- Spanish film poster by Oscar Mariné
- Spanish: Sobreviviré
- Directed by: Alfonso Albacete; David Menkes;
- Written by: Alfonso Albacete; Lucía Etxebarría; David Menkes;
- Produced by: Francisco Ramos
- Starring: Emma Suárez; Juan Diego Botto; Mirtha Ibarra; Rosana Pastor; Manuel Manquiña; Maite Blasco; Alex Brendemühl; Javier Martín; Adrià Collado; Elena Irureta; Alberto San Juan; José Manuel Cervino;
- Cinematography: Gonzalo Fernández-Berridi
- Edited by: Miguel Ángel Santamaría
- Music by: Paco Ortega
- Production companies: Aurum Producciones; El Paso PC; Películas Frenéticas;
- Release date: 19 November 1999;
- Running time: 102 minutes
- Country: Spain
- Language: Spanish

= I Will Survive (1999 film) =

I Will Survive (Sobreviviré) is a 1999 Spanish romantic comedy-drama film directed by Alfonso Albacete and David Menkes, starring Emma Suárez and Juan Diego Botto, playing a straight woman and a gay man who fall in love. The film and especially the soundtrack was very successful in Spain.

==Plot==
Marga, a pregnant and widowed woman, is going through a streak of bad luck.
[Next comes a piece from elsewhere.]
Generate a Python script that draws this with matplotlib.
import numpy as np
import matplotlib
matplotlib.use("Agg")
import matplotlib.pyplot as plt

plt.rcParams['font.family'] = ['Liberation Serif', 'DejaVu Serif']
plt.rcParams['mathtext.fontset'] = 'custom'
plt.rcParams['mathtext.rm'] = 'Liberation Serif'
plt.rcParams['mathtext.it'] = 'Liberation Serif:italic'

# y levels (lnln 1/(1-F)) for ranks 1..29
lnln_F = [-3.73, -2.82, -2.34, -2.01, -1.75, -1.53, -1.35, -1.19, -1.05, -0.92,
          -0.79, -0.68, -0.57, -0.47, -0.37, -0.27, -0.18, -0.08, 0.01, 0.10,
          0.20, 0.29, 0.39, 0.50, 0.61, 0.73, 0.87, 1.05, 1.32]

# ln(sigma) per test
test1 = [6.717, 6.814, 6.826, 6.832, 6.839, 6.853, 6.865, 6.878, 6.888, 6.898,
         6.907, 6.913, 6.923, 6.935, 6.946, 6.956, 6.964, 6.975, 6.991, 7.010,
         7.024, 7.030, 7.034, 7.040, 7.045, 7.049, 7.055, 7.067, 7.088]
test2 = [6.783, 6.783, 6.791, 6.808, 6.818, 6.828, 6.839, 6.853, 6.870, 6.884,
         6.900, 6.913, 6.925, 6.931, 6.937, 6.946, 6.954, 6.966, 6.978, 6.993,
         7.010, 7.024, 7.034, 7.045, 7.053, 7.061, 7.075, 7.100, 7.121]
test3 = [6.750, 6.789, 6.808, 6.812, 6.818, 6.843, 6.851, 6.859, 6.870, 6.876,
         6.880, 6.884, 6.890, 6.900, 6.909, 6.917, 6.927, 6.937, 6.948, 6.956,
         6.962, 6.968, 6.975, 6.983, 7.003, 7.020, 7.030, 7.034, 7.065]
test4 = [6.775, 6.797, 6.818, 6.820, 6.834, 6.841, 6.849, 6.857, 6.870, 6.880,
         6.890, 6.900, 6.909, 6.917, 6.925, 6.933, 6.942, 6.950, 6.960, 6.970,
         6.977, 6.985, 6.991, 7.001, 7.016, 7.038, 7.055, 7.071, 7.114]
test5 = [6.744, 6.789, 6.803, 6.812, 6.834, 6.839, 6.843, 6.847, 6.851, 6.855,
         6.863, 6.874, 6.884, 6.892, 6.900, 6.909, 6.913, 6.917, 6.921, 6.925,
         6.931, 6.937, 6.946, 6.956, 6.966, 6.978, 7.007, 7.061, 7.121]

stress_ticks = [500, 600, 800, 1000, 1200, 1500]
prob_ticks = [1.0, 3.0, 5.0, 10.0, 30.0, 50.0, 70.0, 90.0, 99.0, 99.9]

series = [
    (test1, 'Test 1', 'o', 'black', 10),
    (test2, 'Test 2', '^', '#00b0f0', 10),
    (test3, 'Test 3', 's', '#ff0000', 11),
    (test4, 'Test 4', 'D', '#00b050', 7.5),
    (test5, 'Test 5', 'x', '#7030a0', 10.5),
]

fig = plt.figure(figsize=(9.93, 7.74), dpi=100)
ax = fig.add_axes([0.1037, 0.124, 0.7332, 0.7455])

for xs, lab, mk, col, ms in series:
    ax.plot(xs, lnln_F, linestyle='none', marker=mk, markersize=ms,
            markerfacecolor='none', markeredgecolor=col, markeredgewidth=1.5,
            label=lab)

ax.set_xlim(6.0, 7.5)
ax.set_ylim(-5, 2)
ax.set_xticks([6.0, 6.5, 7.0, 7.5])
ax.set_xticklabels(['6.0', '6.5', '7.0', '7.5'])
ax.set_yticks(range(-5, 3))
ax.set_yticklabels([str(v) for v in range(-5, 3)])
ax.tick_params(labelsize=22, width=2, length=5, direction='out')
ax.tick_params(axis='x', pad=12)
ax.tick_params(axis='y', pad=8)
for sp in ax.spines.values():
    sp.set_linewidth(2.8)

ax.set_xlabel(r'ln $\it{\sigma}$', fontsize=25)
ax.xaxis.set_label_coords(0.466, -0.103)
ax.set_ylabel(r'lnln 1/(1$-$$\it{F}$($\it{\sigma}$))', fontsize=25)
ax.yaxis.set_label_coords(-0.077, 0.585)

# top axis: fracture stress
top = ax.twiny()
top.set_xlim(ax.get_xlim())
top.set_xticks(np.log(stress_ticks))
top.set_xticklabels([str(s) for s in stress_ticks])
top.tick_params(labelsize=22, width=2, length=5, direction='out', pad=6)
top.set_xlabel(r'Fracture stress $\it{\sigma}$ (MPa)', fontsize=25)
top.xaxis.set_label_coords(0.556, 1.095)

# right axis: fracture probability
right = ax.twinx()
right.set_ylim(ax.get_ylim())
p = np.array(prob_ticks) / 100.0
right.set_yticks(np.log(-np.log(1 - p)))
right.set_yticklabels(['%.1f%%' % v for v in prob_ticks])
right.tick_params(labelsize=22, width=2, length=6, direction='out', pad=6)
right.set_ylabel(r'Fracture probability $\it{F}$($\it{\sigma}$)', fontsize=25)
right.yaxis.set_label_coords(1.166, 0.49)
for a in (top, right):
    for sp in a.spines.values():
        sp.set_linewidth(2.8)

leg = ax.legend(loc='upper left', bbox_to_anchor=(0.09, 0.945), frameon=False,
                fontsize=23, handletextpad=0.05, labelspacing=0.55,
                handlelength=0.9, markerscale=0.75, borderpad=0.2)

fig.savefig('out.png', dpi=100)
Via her friendship with Rosa, she begins to rebuild her confidence, but faces difficulties. After beginning a relationship with Iñaki, an attractive gay sculptor who is ten years younger than her, her life begins to improve. Initially friends, they develop a sexual relationship, something they both thought impossible because Iñaki is gay.

== Production ==
The film is an Aurum Producciones, El Paso PC, and Películas Frenéticas production.

== Release ==
The film was released theatrically in Spain on 19 November 1999.